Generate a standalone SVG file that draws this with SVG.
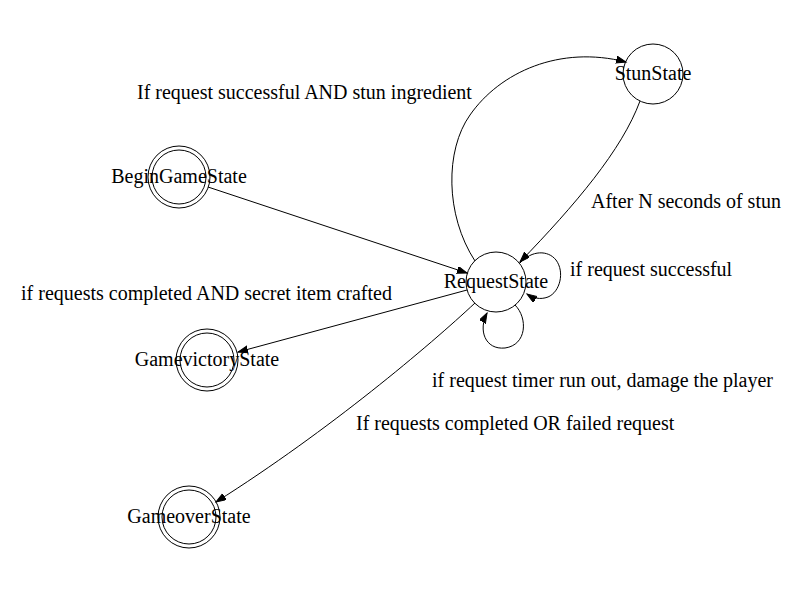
<svg xmlns="http://www.w3.org/2000/svg" width="800" height="600" viewBox="0 0 800 600">
<style>
  .node circle { fill: none; stroke: #000; stroke-width: 1; }
  .node text { font-family: "Liberation Serif", "Times New Roman", serif; font-size: 20px; text-anchor: middle; fill: #000; }
  .edge { fill: none; stroke: #000; stroke-width: 1; marker-end: url(#arrow); }
  .label { font-family: "Liberation Serif", "Times New Roman", serif; font-size: 20px; fill: #000; }
</style>
<defs>
  <marker id="arrow" markerUnits="userSpaceOnUse" markerWidth="12" markerHeight="10" refX="10" refY="3.5" orient="auto">
    <path d="M0,0 L10,3.5 L0,7 Z" fill="#000" stroke="#000" stroke-width="1"/>
  </marker>
</defs>
<rect width="800" height="600" fill="#fff"/>

<g id="connectors">
  <path class="edge" d="M208,187 L467,273"/>
  <path class="edge" d="M475,261 C445,215 445,150 470,115 C500,72 560,45 626,62"/>
  <path class="edge" d="M640,101 C622,150 575,205 520,262"/>
  <path class="edge" d="M520,263 C532,250 548,250 556,260 C565,272 560,292 548,297 C540,300 533,298 527,294"/>
  <path class="edge" d="M515,305 C528,318 527,345 505,348 C485,350 478,330 487,313"/>
  <path class="edge" d="M467,290 L238,352"/>
  <path class="edge" d="M475,303 C430,345 330,430 216,502"/>
</g>

<g id="edge-labels">
  <text class="label" x="137" y="99">If request successful AND stun ingredient</text>
  <text class="label" x="591" y="208">After N seconds of stun</text>
  <text class="label" x="570" y="276">if request successful</text>
  <text class="label" x="21" y="300">if requests completed AND secret item crafted</text>
  <text class="label" x="432" y="387">if request timer run out, damage the player</text>
  <text class="label" x="356" y="430">If requests completed OR failed request</text>
</g>

<g id="BeginGameState" class="node">
  <circle cx="179" cy="177" r="31"/>
  <circle cx="179" cy="177" r="27"/>
  <text x="179" y="183">BeginGameState</text>
</g>
<g id="RequestState" class="node">
  <circle cx="496" cy="282" r="30"/>
  <text x="496" y="288">RequestState</text>
</g>
<g id="StunState" class="node">
  <circle cx="653" cy="74" r="30"/>
  <text x="653" y="80">StunState</text>
</g>
<g id="GamevictoryState" class="node">
  <circle cx="207" cy="360" r="31"/>
  <circle cx="207" cy="360" r="27"/>
  <text x="207" y="366">GamevictoryState</text>
</g>
<g id="GameoverState" class="node">
  <circle cx="189" cy="517" r="31"/>
  <circle cx="189" cy="517" r="27"/>
  <text x="189" y="523">GameoverState</text>
</g>
</svg>
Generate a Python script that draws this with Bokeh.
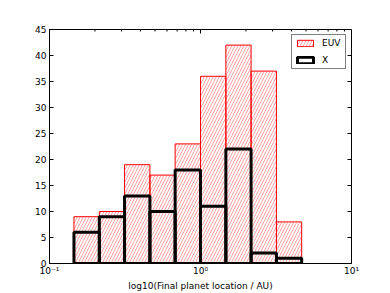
import numpy as np
from bokeh.plotting import figure
from bokeh.models import (Range1d, FixedTicker, Legend, LegendItem,
                          ColumnDataSource, CustomJSTickFormatter)
from bokeh.embed import file_html
from bokeh.resources import INLINE

# Data
bin_edges_log = [-0.838, -0.670, -0.503, -0.335, -0.168, 0.000, 0.168, 0.335, 0.503, 0.670]
euv_counts = [9, 10, 19, 17, 23, 36, 42, 37, 8]
x_counts = [6, 9, 13, 10, 18, 11, 22, 2, 1]
y_ticks = [0, 5, 10, 15, 20, 25, 30, 35, 40, 45]
x_major_ticks = [0.1, 1, 10]
x_minor_ticks = [m * d for d in (0.1, 1) for m in range(2, 10)]
x_lim = (0.1, 10)
y_lim = (0, 45)

edges = 10 ** np.array(bin_edges_log)
lefts = edges[:-1]
rights = edges[1:]

FONT = "DejaVu Sans"
FS = "9px"

p = figure(width=385, height=293, x_axis_type="log",
           x_range=Range1d(*x_lim), y_range=Range1d(*y_lim),
           output_backend="svg", toolbar_location=None,
           min_border_left=49, min_border_right=34, min_border_top=29, min_border_bottom=30)
p.grid.visible = False
p.outline_line_color = "black"
p.outline_line_width = 1
p.background_fill_color = "white"
p.border_fill_color = "white"

src_euv = ColumnDataSource(dict(left=lefts, right=rights, top=euv_counts, bottom=[0]*len(euv_counts)))
src_x = ColumnDataSource(dict(left=lefts, right=rights, top=x_counts, bottom=[0]*len(x_counts)))

r_euv = p.quad(left="left", right="right", top="top", bottom="bottom", source=src_euv,
               fill_color=None, line_color="#ff0000", line_width=1,
               hatch_pattern="/", hatch_color="#ff3030", hatch_alpha=0.45,
               hatch_scale=6, hatch_weight=1)
r_x = p.quad(left="left", right="right", top="top", bottom="bottom", source=src_x,
             fill_color=None, line_color="black", line_width=3)

# inward ticks on top and right spines (screen-length rays)
p.ray(x=x_major_ticks, y=[y_lim[1]]*len(x_major_ticks), length=4, length_units="screen",
      angle=-np.pi/2, line_color="black", line_width=1)
p.ray(x=x_minor_ticks, y=[y_lim[1]]*len(x_minor_ticks), length=2, length_units="screen",
      angle=-np.pi/2, line_color="black", line_width=1)
p.ray(x=[x_lim[1]]*len(y_ticks), y=y_ticks, length=4, length_units="screen",
      angle=np.pi, line_color="black", line_width=1)

sup_fmt = CustomJSTickFormatter(code="""
const e = Math.round(Math.log10(tick));
const m = {"-1": "10\u207b\u00b9", "0": "10\u2070", "1": "10\u00b9"};
return m[String(e)] || "";
""")

# bottom axis
xa = p.xaxis[0]
xa.axis_label = "log10(Final planet location / AU)"
xa.ticker = FixedTicker(ticks=x_major_ticks, minor_ticks=x_minor_ticks)
xa.formatter = sup_fmt
xa.major_tick_in = 4
xa.major_tick_out = 0
xa.minor_tick_in = 0
xa.minor_tick_out = 0
xa.major_label_standoff = 2
xa.axis_label_standoff = 2
xa.axis_label_text_font = FONT
xa.axis_label_text_font_size = FS
xa.axis_label_text_font_style = "normal"
xa.axis_label_text_color = "black"
xa.major_label_text_font = FONT
xa.major_label_text_font_size = FS
xa.major_label_text_color = "black"
xa.axis_line_color = "black"
xa.major_tick_line_color = "black"

ya = p.yaxis[0]
ya.ticker = FixedTicker(ticks=y_ticks)
ya.major_tick_in = 4
ya.major_tick_out = 0
ya.minor_tick_in = 0
ya.minor_tick_out = 0
ya.major_label_standoff = 3
ya.major_label_text_font = FONT
ya.major_label_text_font_size = FS
ya.major_label_text_color = "black"
ya.axis_line_color = "black"
ya.major_tick_line_color = "black"

legend = Legend(items=[LegendItem(label="EUV", renderers=[r_euv]),
                       LegendItem(label="X", renderers=[r_x])],
                location="top_right")
legend.border_line_color = "black"
legend.border_line_width = 1
legend.label_text_font = FONT
legend.label_text_font_size = FS
legend.label_text_color = "black"
legend.glyph_width = 20
legend.glyph_height = 8
legend.label_height = 8
legend.label_standoff = 7
legend.spacing = 7
legend.padding = 3
legend.margin = 5
legend.background_fill_alpha = 1
p.add_layout(legend)

open("out.html", "w").write(file_html(p, INLINE))
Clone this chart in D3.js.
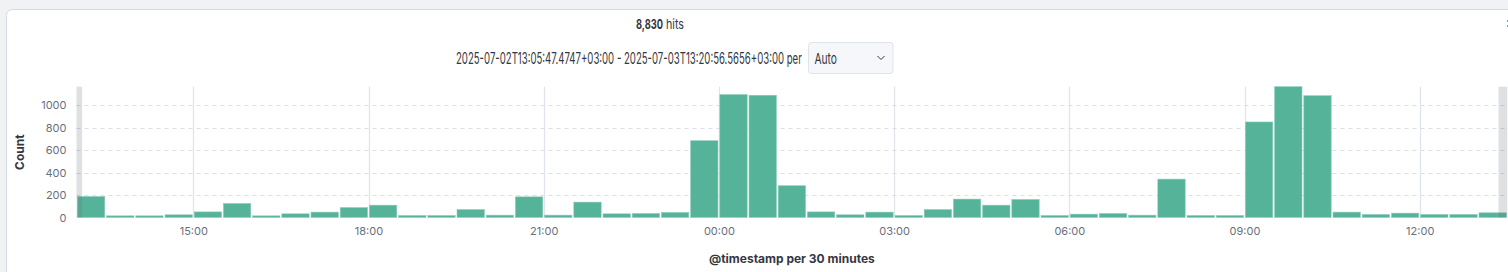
<!DOCTYPE html>
<html>
<head>
<meta charset="utf-8">
<script src="https://cdn.jsdelivr.net/npm/d3@7"></script>
<style>
  body { margin: 0; background: #f1f2f4; font-family: Inter, "Noto Sans", sans-serif; }
  #chart { position: absolute; left: 0; top: 0; }
  .tick text { fill: #69707d; font-size: 11px; font-family: Inter, sans-serif; }
</style>
</head>
<body>
<div id="chart"></div>
<script>
// 30 minute buckets starting 2025-07-02 13:00
let bucketStart = new Date(2025, 6, 2, 13, 0)
let bucketMinutes = 30
let counts = [187, 15, 15, 24, 50, 125, 15, 33, 48, 89, 110, 18, 18, 71, 21, 184,
  21, 137, 33, 36, 45, 684, 1095, 1089, 283, 50, 24, 48, 18, 71, 164, 110, 161,
  18, 30, 36, 21, 342, 18, 18, 851, 1165, 1085, 48, 27, 39, 27, 27, 42]
let yTicks = [0, 200, 400, 600, 800, 1000]
let dataStart = new Date(2025, 6, 2, 13, 5, 47)
let dataEnd = new Date(2025, 6, 3, 13, 20, 56)
let totalHits = "8,830"
let rangeLabel = "2025-07-02T13:05:47.4747+03:00 - 2025-07-03T13:20:56.5656+03:00 per"

let bars = counts.map((c, i) => ({
  start: d3.timeMinute.offset(bucketStart, i * bucketMinutes),
  end: d3.timeMinute.offset(bucketStart, (i + 1) * bucketMinutes),
  count: c
}))

let W = 1508, H = 272
let plot = {left: 76.5, right: 1507.3, top: 86.7, bottom: 217.5}

let xScale = d3.scaleTime()
    .domain([bucketStart, bars[bars.length - 1].end])
    .range([plot.left, plot.right])

let yScale = d3.scaleLinear()
    .domain([0, d3.max(counts)])
    .range([plot.bottom, plot.top])

let svg = d3.select("#chart").append("svg")
    .attr("width", W)
    .attr("height", H)

// squeeze a text horizontally so it spans the given width (the UI font is narrow)
function narrowText(x, y, size, width, str, weight) {
  let t = svg.append("text")
    .attr("font-size", size)
    .attr("font-weight", weight || 400)
    .attr("fill", "#343741")
    .text(str)
  let k = width / t.node().getComputedTextLength()
  t.attr("transform", "translate(" + x + "," + y + ") scale(" + k + ",1)")
  return t
}

// panel
svg.append("rect")
  .attr("x", 6.5).attr("y", 9.5)
  .attr("width", W + 20).attr("height", H + 20)
  .attr("rx", 6)
  .attr("fill", "#fff")
  .attr("stroke", "#d3dae6")

// header
narrowText(636, 29.3, 13.5, 27, totalHits, 700)
narrowText(666, 29.3, 13.5, 18, "hits")
narrowText(456, 64, 16, 346, rangeLabel)

let sel = svg.append("g").attr("transform", "translate(808.5,42.5)")
sel.append("rect")
  .attr("width", 84.5).attr("height", 31)
  .attr("rx", 3)
  .attr("fill", "#f5f7fa")
  .attr("stroke", "#dfe3ea")
narrowText(814.5, 63.5, 15, 22.5, "Auto")
sel.append("path")
  .attr("d", "M69,13.5 L72.5,17 L76,13.5")
  .attr("fill", "none")
  .attr("stroke", "#343741")
  .attr("stroke-width", 1)

// partial icon at the far right
svg.append("rect").attr("x", 1507).attr("y", 20).attr("width", 2).attr("height", 2).attr("fill", "#54b399")
svg.append("rect").attr("x", 1507).attr("y", 25).attr("width", 2).attr("height", 2).attr("fill", "#54b399")

// grid: vertical lines at the x ticks
let xTicks = xScale.ticks(d3.timeHour.every(3))
svg.append("g")
  .selectAll("line")
  .data(xTicks)
  .enter().append("line")
  .attr("x1", d => Math.round(xScale(d)) + 0.5)
  .attr("x2", d => Math.round(xScale(d)) + 0.5)
  .attr("y1", plot.top)
  .attr("y2", plot.bottom)
  .attr("stroke", "#e0e4ec")
  .attr("stroke-width", 1.3)

// horizontal dashed grid
svg.append("g")
  .selectAll("line")
  .data(yTicks.filter(d => d > 0))
  .enter().append("line")
  .attr("x1", plot.left)
  .attr("x2", plot.right)
  .attr("y1", d => Math.round(yScale(d)) + 0.5)
  .attr("y2", d => Math.round(yScale(d)) + 0.5)
  .attr("stroke", "#d9dee7")
  .attr("stroke-dasharray", "4,4")

// bars
svg.append("g")
  .selectAll("rect")
  .data(bars)
  .enter().append("rect")
  .attr("x", d => xScale(d.start) + 0.9)
  .attr("width", d => xScale(d.end) - xScale(d.start) - 1.8)
  .attr("y", d => yScale(d.count))
  .attr("height", d => Math.max(plot.bottom - yScale(d.count), 1.5))
  .attr("fill", "#54b399")
  .attr("stroke", "#8fcfbd")
  .attr("stroke-width", 0.6)

// out of range shading
svg.append("g")
  .selectAll("rect")
  .data([[bucketStart, dataStart], [dataEnd, bars[bars.length - 1].end]])
  .enter().append("rect")
  .attr("x", d => xScale(d[0]))
  .attr("width", d => xScale(d[1]) - xScale(d[0]))
  .attr("y", plot.top)
  .attr("height", plot.bottom - plot.top)
  .attr("fill", "#69707d")
  .attr("fill-opacity", 0.22)

// axes
let xAxis = d3.axisBottom(xScale)
    .tickValues(xTicks)
    .tickFormat(d3.timeFormat("%H:%M"))
    .tickSize(0)
    .tickPadding(10)

svg.append("g")
  .attr("transform", "translate(0," + plot.bottom + ")")
  .call(xAxis)
  .call(g => g.select(".domain").remove())

let yAxis = d3.axisLeft(yScale)
    .tickValues(yTicks)
    .tickFormat(d3.format("d"))
    .tickSize(0)
    .tickPadding(10)

svg.append("g")
  .attr("transform", "translate(" + plot.left + ",0)")
  .call(yAxis)
  .call(g => g.select(".domain").remove())

// axis titles
svg.append("text")
  .attr("x", (plot.left + plot.right) / 2)
  .attr("y", 263)
  .attr("text-anchor", "middle")
  .attr("font-size", 12)
  .attr("font-weight", 700)
  .attr("fill", "#343741")
  .text("@timestamp per 30 minutes")

svg.append("text")
  .attr("transform", "translate(24," + ((plot.top + plot.bottom) / 2) + ") rotate(-90)")
  .attr("text-anchor", "middle")
  .attr("font-size", 12)
  .attr("font-weight", 700)
  .attr("fill", "#343741")
  .text("Count")
</script>
</body>
</html>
---*---
**Requirement:** Without the pictures, give again exactly the lines above starting at the line containing "Generate a Python" and ending at the line containing "right=rights, top=x_counts, bottom=[0]*len(x_counts)))".

**Exercise solution:**
Generate a Python script that draws this with Bokeh.
import numpy as np
from bokeh.plotting import figure
from bokeh.models import (Range1d, FixedTicker, Legend, LegendItem,
                          ColumnDataSource, CustomJSTickFormatter)
from bokeh.embed import file_html
from bokeh.resources import INLINE

# Data
bin_edges_log = [-0.838, -0.670, -0.503, -0.335, -0.168, 0.000, 0.168, 0.335, 0.503, 0.670]
euv_counts = [9, 10, 19, 17, 23, 36, 42, 37, 8]
x_counts = [6, 9, 13, 10, 18, 11, 22, 2, 1]
y_ticks = [0, 5, 10, 15, 20, 25, 30, 35, 40, 45]
x_major_ticks = [0.1, 1, 10]
x_minor_ticks = [m * d for d in (0.1, 1) for m in range(2, 10)]
x_lim = (0.1, 10)
y_lim = (0, 45)

edges = 10 ** np.array(bin_edges_log)
lefts = edges[:-1]
rights = edges[1:]

FONT = "DejaVu Sans"
FS = "9px"

p = figure(width=385, height=293, x_axis_type="log",
           x_range=Range1d(*x_lim), y_range=Range1d(*y_lim),
           output_backend="svg", toolbar_location=None,
           min_border_left=49, min_border_right=34, min_border_top=29, min_border_bottom=30)
p.grid.visible = False
p.outline_line_color = "black"
p.outline_line_width = 1
p.background_fill_color = "white"
p.border_fill_color = "white"

src_euv = ColumnDataSource(dict(left=lefts, right=rights, top=euv_counts, bottom=[0]*len(euv_counts)))
src_x = ColumnDataSource(dict(left=lefts, right=rights, top=x_counts, bottom=[0]*len(x_counts)))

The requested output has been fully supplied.